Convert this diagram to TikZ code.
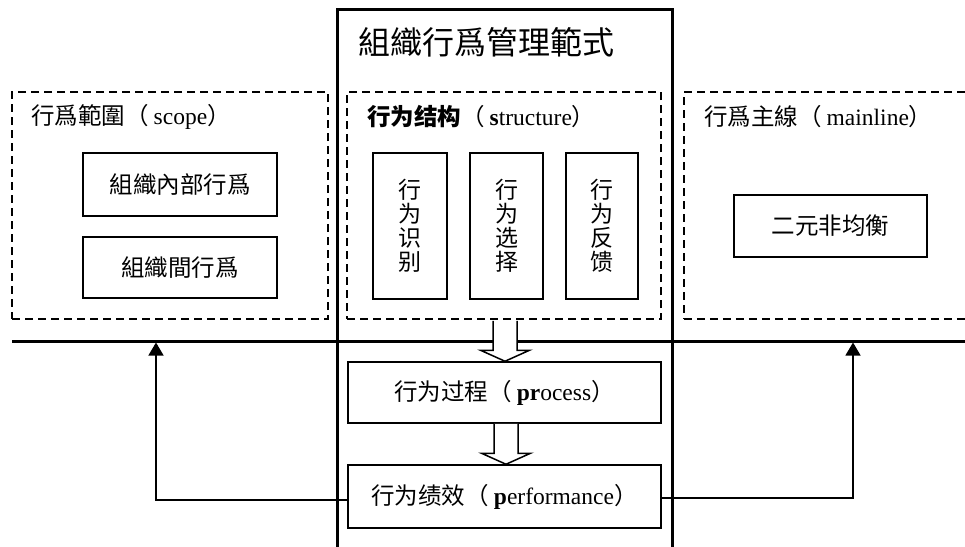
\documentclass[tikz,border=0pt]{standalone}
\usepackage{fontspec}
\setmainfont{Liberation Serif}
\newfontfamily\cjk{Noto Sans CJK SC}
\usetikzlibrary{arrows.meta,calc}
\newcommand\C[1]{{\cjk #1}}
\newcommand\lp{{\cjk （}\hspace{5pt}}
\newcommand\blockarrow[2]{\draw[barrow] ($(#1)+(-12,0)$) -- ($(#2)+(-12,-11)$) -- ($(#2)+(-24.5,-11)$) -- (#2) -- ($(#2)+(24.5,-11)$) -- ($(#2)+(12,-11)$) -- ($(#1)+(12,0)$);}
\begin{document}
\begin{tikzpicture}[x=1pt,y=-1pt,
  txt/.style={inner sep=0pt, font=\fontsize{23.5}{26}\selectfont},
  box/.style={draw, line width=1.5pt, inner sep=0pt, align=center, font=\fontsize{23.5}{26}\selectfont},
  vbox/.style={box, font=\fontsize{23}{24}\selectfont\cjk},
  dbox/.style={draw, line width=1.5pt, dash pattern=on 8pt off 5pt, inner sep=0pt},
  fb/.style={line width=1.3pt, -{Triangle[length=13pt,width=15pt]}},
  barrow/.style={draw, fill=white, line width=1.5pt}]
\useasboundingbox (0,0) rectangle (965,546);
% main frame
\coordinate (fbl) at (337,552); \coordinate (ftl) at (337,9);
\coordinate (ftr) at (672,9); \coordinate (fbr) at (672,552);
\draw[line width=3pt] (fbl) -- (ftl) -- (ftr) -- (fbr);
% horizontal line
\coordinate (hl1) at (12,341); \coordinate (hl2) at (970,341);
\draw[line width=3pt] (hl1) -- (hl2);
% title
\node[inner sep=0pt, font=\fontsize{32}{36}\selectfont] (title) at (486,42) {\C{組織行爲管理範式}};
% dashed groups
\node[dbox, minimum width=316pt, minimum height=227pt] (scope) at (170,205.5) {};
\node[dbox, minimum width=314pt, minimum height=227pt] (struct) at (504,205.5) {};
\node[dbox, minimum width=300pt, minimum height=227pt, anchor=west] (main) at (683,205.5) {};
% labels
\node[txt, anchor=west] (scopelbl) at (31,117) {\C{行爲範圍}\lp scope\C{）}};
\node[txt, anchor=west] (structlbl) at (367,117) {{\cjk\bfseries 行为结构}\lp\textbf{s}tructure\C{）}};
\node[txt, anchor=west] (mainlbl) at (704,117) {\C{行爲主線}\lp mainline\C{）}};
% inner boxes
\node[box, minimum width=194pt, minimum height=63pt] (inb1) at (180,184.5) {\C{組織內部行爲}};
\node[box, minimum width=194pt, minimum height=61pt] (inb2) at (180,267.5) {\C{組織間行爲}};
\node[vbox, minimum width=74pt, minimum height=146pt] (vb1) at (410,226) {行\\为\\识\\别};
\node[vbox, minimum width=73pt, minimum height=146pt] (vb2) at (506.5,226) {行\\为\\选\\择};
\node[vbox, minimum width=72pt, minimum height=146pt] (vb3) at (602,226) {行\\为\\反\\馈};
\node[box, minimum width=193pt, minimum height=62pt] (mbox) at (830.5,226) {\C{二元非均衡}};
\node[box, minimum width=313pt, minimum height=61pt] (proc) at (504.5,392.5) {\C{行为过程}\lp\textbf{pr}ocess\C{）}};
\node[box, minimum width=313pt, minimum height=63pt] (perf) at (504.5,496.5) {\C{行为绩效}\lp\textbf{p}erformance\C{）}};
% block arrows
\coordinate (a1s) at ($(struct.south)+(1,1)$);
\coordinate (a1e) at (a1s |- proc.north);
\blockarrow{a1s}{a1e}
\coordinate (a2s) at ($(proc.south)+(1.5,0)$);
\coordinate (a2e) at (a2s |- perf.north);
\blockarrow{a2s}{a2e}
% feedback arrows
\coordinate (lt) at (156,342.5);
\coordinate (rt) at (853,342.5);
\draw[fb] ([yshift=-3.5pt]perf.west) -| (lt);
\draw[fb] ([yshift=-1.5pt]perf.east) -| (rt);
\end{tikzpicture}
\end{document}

============================================================

Return the listing above unchanged, apart from dropping its pictures.

Solution to this task
Convert this diagram to TikZ code.
\documentclass[tikz,border=0pt]{standalone}
\usepackage{fontspec}
\setmainfont{Liberation Serif}
\newfontfamily\cjk{Noto Sans CJK SC}
\usetikzlibrary{arrows.meta,calc}
\newcommand\C[1]{{\cjk #1}}
\newcommand\lp{{\cjk （}\hspace{5pt}}
\newcommand\blockarrow[2]{\draw[barrow] ($(#1)+(-12,0)$) -- ($(#2)+(-12,-11)$) -- ($(#2)+(-24.5,-11)$) -- (#2) -- ($(#2)+(24.5,-11)$) -- ($(#2)+(12,-11)$) -- ($(#1)+(12,0)$);}
\begin{document}
\begin{tikzpicture}[x=1pt,y=-1pt,
  txt/.style={inner sep=0pt, font=\fontsize{23.5}{26}\selectfont},
  box/.style={draw, line width=1.5pt, inner sep=0pt, align=center, font=\fontsize{23.5}{26}\selectfont},
  vbox/.style={box, font=\fontsize{23}{24}\selectfont\cjk},
  dbox/.style={draw, line width=1.5pt, dash pattern=on 8pt off 5pt, inner sep=0pt},
  fb/.style={line width=1.3pt, -{Triangle[length=13pt,width=15pt]}},
  barrow/.style={draw, fill=white, line width=1.5pt}]
\useasboundingbox (0,0) rectangle (965,546);
% main frame
\coordinate (fbl) at (337,552); \coordinate (ftl) at (337,9);
\coordinate (ftr) at (672,9); \coordinate (fbr) at (672,552);
\draw[line width=3pt] (fbl) -- (ftl) -- (ftr) -- (fbr);
% horizontal line
\coordinate (hl1) at (12,341); \coordinate (hl2) at (970,341);
\draw[line width=3pt] (hl1) -- (hl2);
% title
\node[inner sep=0pt, font=\fontsize{32}{36}\selectfont] (title) at (486,42) {\C{組織行爲管理範式}};
% dashed groups
\node[dbox, minimum width=316pt, minimum height=227pt] (scope) at (170,205.5) {};
\node[dbox, minimum width=314pt, minimum height=227pt] (struct) at (504,205.5) {};
\node[dbox, minimum width=300pt, minimum height=227pt, anchor=west] (main) at (683,205.5) {};
% labels
\node[txt, anchor=west] (scopelbl) at (31,117) {\C{行爲範圍}\lp scope\C{）}};
\node[txt, anchor=west] (structlbl) at (367,117) {{\cjk\bfseries 行为结构}\lp\textbf{s}tructure\C{）}};
\node[txt, anchor=west] (mainlbl) at (704,117) {\C{行爲主線}\lp mainline\C{）}};
% inner boxes
\node[box, minimum width=194pt, minimum height=63pt] (inb1) at (180,184.5) {\C{組織內部行爲}};
\node[box, minimum width=194pt, minimum height=61pt] (inb2) at (180,267.5) {\C{組織間行爲}};
\node[vbox, minimum width=74pt, minimum height=146pt] (vb1) at (410,226) {行\\为\\识\\别};
\node[vbox, minimum width=73pt, minimum height=146pt] (vb2) at (506.5,226) {行\\为\\选\\择};
\node[vbox, minimum width=72pt, minimum height=146pt] (vb3) at (602,226) {行\\为\\反\\馈};
\node[box, minimum width=193pt, minimum height=62pt] (mbox) at (830.5,226) {\C{二元非均衡}};
\node[box, minimum width=313pt, minimum height=61pt] (proc) at (504.5,392.5) {\C{行为过程}\lp\textbf{pr}ocess\C{）}};
\node[box, minimum width=313pt, minimum height=63pt] (perf) at (504.5,496.5) {\C{行为绩效}\lp\textbf{p}erformance\C{）}};
% block arrows
\coordinate (a1s) at ($(struct.south)+(1,1)$);
\coordinate (a1e) at (a1s |- proc.north);
\blockarrow{a1s}{a1e}
\coordinate (a2s) at ($(proc.south)+(1.5,0)$);
\coordinate (a2e) at (a2s |- perf.north);
\blockarrow{a2s}{a2e}
% feedback arrows
\coordinate (lt) at (156,342.5);
\coordinate (rt) at (853,342.5);
\draw[fb] ([yshift=-3.5pt]perf.west) -| (lt);
\draw[fb] ([yshift=-1.5pt]perf.east) -| (rt);
\end{tikzpicture}
\end{document}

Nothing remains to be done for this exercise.